── SUPPLIED INFORMATION ──
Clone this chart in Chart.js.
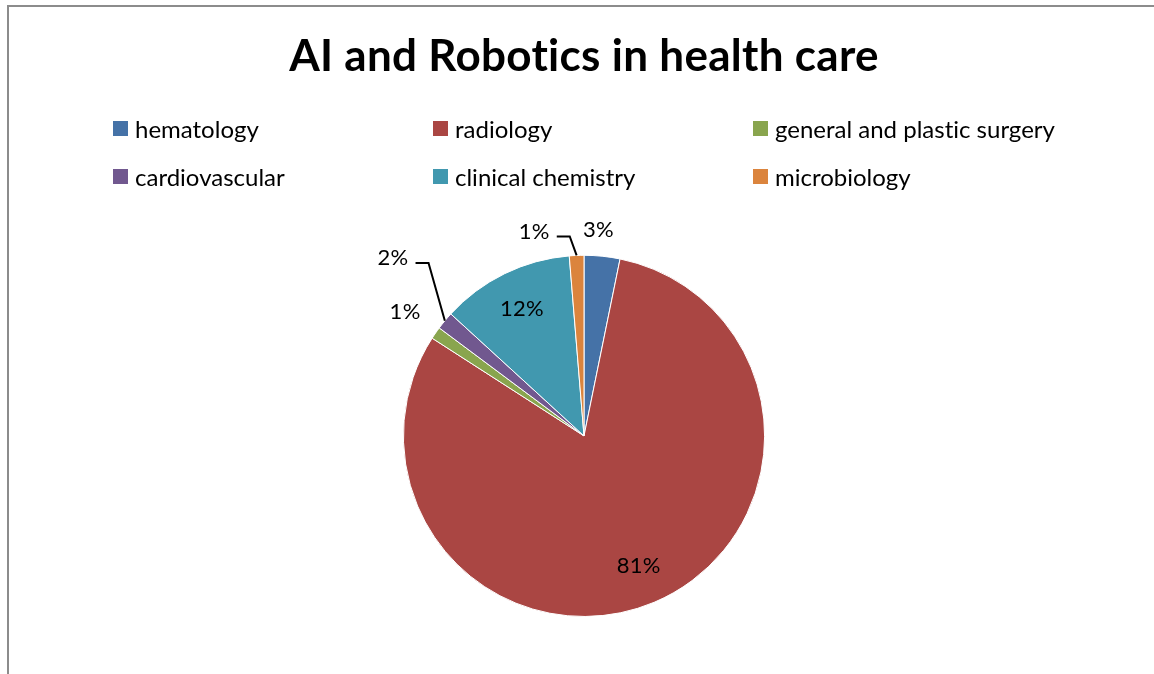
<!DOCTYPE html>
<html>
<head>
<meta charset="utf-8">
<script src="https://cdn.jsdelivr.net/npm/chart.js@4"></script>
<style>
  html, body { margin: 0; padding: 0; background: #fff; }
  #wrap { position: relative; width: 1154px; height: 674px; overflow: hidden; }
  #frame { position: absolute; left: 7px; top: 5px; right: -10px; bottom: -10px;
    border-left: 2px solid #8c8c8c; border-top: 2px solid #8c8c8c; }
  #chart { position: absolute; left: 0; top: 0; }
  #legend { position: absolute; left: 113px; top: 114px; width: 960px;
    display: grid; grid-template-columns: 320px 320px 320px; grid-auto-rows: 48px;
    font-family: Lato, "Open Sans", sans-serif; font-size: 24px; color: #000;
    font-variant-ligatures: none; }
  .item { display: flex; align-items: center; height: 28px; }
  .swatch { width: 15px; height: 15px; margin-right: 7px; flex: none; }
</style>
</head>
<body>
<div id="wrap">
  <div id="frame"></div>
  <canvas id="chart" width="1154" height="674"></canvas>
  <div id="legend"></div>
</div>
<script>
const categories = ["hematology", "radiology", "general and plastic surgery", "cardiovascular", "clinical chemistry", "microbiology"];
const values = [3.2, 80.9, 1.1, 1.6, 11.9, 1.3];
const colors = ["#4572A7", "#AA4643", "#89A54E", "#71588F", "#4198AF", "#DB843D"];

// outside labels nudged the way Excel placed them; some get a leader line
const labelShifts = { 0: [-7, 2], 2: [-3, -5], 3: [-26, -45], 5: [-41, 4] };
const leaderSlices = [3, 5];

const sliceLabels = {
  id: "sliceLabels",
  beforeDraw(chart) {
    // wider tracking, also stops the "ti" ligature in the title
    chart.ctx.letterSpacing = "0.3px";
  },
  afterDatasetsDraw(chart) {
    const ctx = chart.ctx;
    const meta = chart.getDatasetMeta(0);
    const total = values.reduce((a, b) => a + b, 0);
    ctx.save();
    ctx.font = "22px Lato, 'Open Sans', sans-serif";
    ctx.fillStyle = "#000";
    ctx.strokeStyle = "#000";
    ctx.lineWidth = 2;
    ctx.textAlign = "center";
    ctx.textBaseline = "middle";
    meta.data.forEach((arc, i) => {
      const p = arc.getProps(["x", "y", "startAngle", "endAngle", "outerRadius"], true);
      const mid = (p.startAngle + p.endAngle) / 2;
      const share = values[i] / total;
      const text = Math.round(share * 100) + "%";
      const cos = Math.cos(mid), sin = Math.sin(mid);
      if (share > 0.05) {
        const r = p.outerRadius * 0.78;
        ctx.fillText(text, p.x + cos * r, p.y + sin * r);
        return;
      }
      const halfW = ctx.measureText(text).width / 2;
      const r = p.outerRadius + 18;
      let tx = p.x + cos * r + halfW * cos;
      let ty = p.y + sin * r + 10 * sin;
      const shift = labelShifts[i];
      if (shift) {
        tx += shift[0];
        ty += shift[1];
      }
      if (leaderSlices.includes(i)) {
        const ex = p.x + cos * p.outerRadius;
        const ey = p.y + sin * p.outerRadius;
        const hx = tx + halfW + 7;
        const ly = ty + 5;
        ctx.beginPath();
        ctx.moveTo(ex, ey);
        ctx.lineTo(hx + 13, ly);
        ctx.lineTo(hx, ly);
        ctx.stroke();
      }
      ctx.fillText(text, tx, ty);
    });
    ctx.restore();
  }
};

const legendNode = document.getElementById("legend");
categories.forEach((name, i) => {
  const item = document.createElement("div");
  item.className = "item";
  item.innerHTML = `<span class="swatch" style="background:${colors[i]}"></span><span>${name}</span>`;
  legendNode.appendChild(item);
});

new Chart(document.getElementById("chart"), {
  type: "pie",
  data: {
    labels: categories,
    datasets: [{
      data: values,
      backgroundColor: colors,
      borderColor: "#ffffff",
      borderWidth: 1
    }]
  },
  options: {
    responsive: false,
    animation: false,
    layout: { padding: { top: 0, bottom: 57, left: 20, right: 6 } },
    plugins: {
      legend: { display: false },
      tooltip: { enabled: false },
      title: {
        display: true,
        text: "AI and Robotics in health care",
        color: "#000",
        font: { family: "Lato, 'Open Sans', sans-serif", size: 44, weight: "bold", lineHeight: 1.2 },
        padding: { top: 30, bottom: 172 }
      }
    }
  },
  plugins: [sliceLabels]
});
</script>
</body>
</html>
───
▶ WHAT YOU SHOULD DO
Leave the images out and output the remaining material exactly as it stands.

▶ THE SOLUTION
Clone this chart in Chart.js.
<!DOCTYPE html>
<html>
<head>
<meta charset="utf-8">
<script src="https://cdn.jsdelivr.net/npm/chart.js@4"></script>
<style>
  html, body { margin: 0; padding: 0; background: #fff; }
  #wrap { position: relative; width: 1154px; height: 674px; overflow: hidden; }
  #frame { position: absolute; left: 7px; top: 5px; right: -10px; bottom: -10px;
    border-left: 2px solid #8c8c8c; border-top: 2px solid #8c8c8c; }
  #chart { position: absolute; left: 0; top: 0; }
  #legend { position: absolute; left: 113px; top: 114px; width: 960px;
    display: grid; grid-template-columns: 320px 320px 320px; grid-auto-rows: 48px;
    font-family: Lato, "Open Sans", sans-serif; font-size: 24px; color: #000;
    font-variant-ligatures: none; }
  .item { display: flex; align-items: center; height: 28px; }
  .swatch { width: 15px; height: 15px; margin-right: 7px; flex: none; }
</style>
</head>
<body>
<div id="wrap">
  <div id="frame"></div>
  <canvas id="chart" width="1154" height="674"></canvas>
  <div id="legend"></div>
</div>
<script>
const categories = ["hematology", "radiology", "general and plastic surgery", "cardiovascular", "clinical chemistry", "microbiology"];
const values = [3.2, 80.9, 1.1, 1.6, 11.9, 1.3];
const colors = ["#4572A7", "#AA4643", "#89A54E", "#71588F", "#4198AF", "#DB843D"];

// outside labels nudged the way Excel placed them; some get a leader line
const labelShifts = { 0: [-7, 2], 2: [-3, -5], 3: [-26, -45], 5: [-41, 4] };
const leaderSlices = [3, 5];

const sliceLabels = {
  id: "sliceLabels",
  beforeDraw(chart) {
    // wider tracking, also stops the "ti" ligature in the title
    chart.ctx.letterSpacing = "0.3px";
  },
  afterDatasetsDraw(chart) {
    const ctx = chart.ctx;
    const meta = chart.getDatasetMeta(0);
    const total = values.reduce((a, b) => a + b, 0);
    ctx.save();
    ctx.font = "22px Lato, 'Open Sans', sans-serif";
    ctx.fillStyle = "#000";
    ctx.strokeStyle = "#000";
    ctx.lineWidth = 2;
    ctx.textAlign = "center";
    ctx.textBaseline = "middle";
    meta.data.forEach((arc, i) => {
      const p = arc.getProps(["x", "y", "startAngle", "endAngle", "outerRadius"], true);
      const mid = (p.startAngle + p.endAngle) / 2;
      const share = values[i] / total;
      const text = Math.round(share * 100) + "%";
      const cos = Math.cos(mid), sin = Math.sin(mid);
      if (share > 0.05) {
        const r = p.outerRadius * 0.78;
        ctx.fillText(text, p.x + cos * r, p.y + sin * r);
        return;
      }
      const halfW = ctx.measureText(text).width / 2;
      const r = p.outerRadius + 18;
      let tx = p.x + cos * r + halfW * cos;
      let ty = p.y + sin * r + 10 * sin;
      const shift = labelShifts[i];
      if (shift) {
        tx += shift[0];
        ty += shift[1];
      }
      if (leaderSlices.includes(i)) {
        const ex = p.x + cos * p.outerRadius;
        const ey = p.y + sin * p.outerRadius;
        const hx = tx + halfW + 7;
        const ly = ty + 5;
        ctx.beginPath();
        ctx.moveTo(ex, ey);
        ctx.lineTo(hx + 13, ly);
        ctx.lineTo(hx, ly);
        ctx.stroke();
      }
      ctx.fillText(text, tx, ty);
    });
    ctx.restore();
  }
};

const legendNode = document.getElementById("legend");
categories.forEach((name, i) => {
  const item = document.createElement("div");
  item.className = "item";
  item.innerHTML = `<span class="swatch" style="background:${colors[i]}"></span><span>${name}</span>`;
  legendNode.appendChild(item);
});

new Chart(document.getElementById("chart"), {
  type: "pie",
  data: {
    labels: categories,
    datasets: [{
      data: values,
      backgroundColor: colors,
      borderColor: "#ffffff",
      borderWidth: 1
    }]
  },
  options: {
    responsive: false,
    animation: false,
    layout: { padding: { top: 0, bottom: 57, left: 20, right: 6 } },
    plugins: {
      legend: { display: false },
      tooltip: { enabled: false },
      title: {
        display: true,
        text: "AI and Robotics in health care",
        color: "#000",
        font: { family: "Lato, 'Open Sans', sans-serif", size: 44, weight: "bold", lineHeight: 1.2 },
        padding: { top: 30, bottom: 172 }
      }
    }
  },
  plugins: [sliceLabels]
});
</script>
</body>
</html>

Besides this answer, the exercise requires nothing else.